(Ryad) Le G20 a prolongé mercredi de six mois, jusqu’au 30 juin 2021, le moratoire sur la dette des pays les plus pauvres durement affectés par la pandémie de COVID-19, une mesure jugée insuffisante par des ONG.

Les 20 pays les plus riches du monde s’étaient engagés en avril à suspendre le service de la dette des pays les plus vulnérables à la crise sanitaire jusqu’à la fin de l’année.

La prolongation du moratoire a été annoncée par les ministres des Finances et chefs des Banques centrales du G20 à l’issue d’une réunion virtuelle organisée par l’actuel président du groupe, l’Arabie saoudite.

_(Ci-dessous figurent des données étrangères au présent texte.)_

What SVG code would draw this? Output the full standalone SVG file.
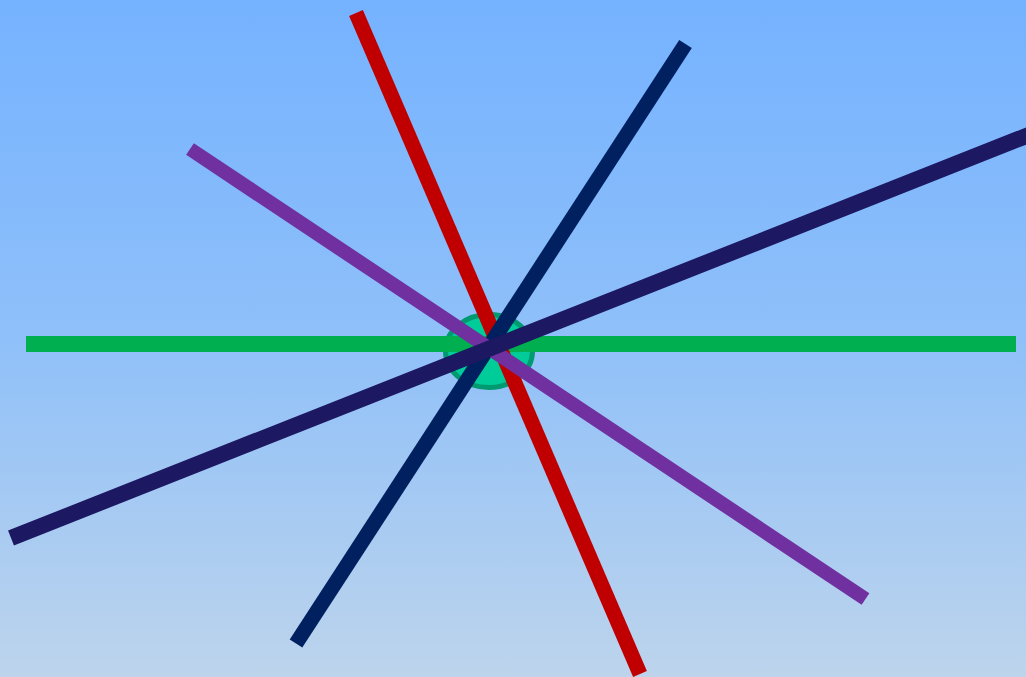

« Nous sommes convenus de prolonger l’Initiative de suspension du service de la dette de six mois », a déclaré le ministre saoudien des Finances Mohammed al-Jadaan au cours d’une conférence de presse.

Mais ce moratoire pourrait encore être prolongé jusqu’à fin de 2021, lors d’une réunion au printemps prochain du Fonds monétaire international (FMI) et de la Banque mondiale, selon une déclaration commune.

De plus, le G20 a évoqué l’idée d’une restructuration de la dette des pays les plus pauvres, un pas supplémentaire par rapport à la simple suspension du service de la dette.

« Nous reconnaissons que traiter la dette au-delà de la suspension du service de la dette peut être nécessaire au cas par cas », a commenté le G20, ajoutant « avoir convenu le principe d’un cadre commun » pour s’attaquer à ce sujet.

Le secrétaire américain au Trésor Steven Mnuchin a abondé dans ce sens mercredi soir depuis Washington, soulignant dans un communiqué que « dans un certain nombre de pays, les débiteurs et les créanciers devront travailler ensemble rapidement pour restructurer la dette, en particulier pour débloquer les financements indispensables du FMI ».

« Pas assez »

Le cadre sera précisé lors d’une autre réunion extraordinaire du G20 finances avant le sommet du groupe en novembre.

Le FMI et la Banque mondiale ont appelé à aider les pays les plus pauvres.

« La communauté internationale doit faire tout ce qu’elle peut pour soutenir les plus vulnérables », a insisté la directrice générale du FMI, Kristalina Georgieva.

« La tendance dans les crises de la dette était que les pays en difficulté passent par des rééchelonnements inefficaces qui les affaiblissent encore davantage », a déclaré pour sa part le chef de la Banque mondiale, David Malpass.

Puisque, a expliqué M. Malpass, les créanciers accordent des procédures de réduction de la dette « mais à un coût énorme ». « Nous devons travailler mieux et plus vite cette fois-ci », a-t-il insisté.

Des ONG ont été plus critiques.

« Le G20 a fait un pas important aujourd’hui, mais il n’est pas allé assez loin », a déclaré Najat Vallaud-Belkacem, directrice de la campagne ONE en France.

« Ils auraient pu prolonger l’arrêt du service de la dette jusqu’à la fin de 2021 pour aider les pays les plus pauvres du monde à lutter contre cette pandémie mondiale. Ils ont simplement choisi de ne pas le faire », a-t-elle déclaré.

« Avec le chaos économique causé par la COVID-19 qui menace de faire reculer la lutte contre la pauvreté de plusieurs décennies, la prolongation de la suspension du service de la dette était le strict minimum que pouvait faire le G20 », a estimé Jaime Atienza, d’Oxfam.

« Tsunami de la dette »

« Le fait de ne pas annuler les paiements de la dette ne fera que retarder le tsunami de la dette qui engloutira de nombreux pays parmi les plus pauvres du monde », a-t-il ajouté.

A ce jour, 46 des 73 pays les plus pauvres ont demandé à bénéficier de la suspension du service de la dette, la plupart en Afrique.

L’initiative n’a porté que sur « 1,66 % » des paiements de la dette des pays pauvres cette année, a déploré le Réseau européen sur la dette et le développement (Eurodad), selon lequel « elle a eu un impact très limité en raison de la réticence des prêteurs privés et multilatéraux à y participer ».

Selon la Banque mondiale, la dette des 73 pays les plus pauvres a augmenté de 9,5 % en 2019, atteignant un record de 744 milliards de dollars US.

L’encours de la dette envers les créanciers gouvernementaux, dont la plupart sont des États du G20, a, elle, atteint 178 milliards US l’année dernière, selon la même source.

La réunion de mercredi intervient au lendemain de la publication des dernières prévisions du FMI : la contraction du PIB mondial sera de 4,4 % avant une reprise en 2021 mais les répercussions de cette crise dureront plusieurs années.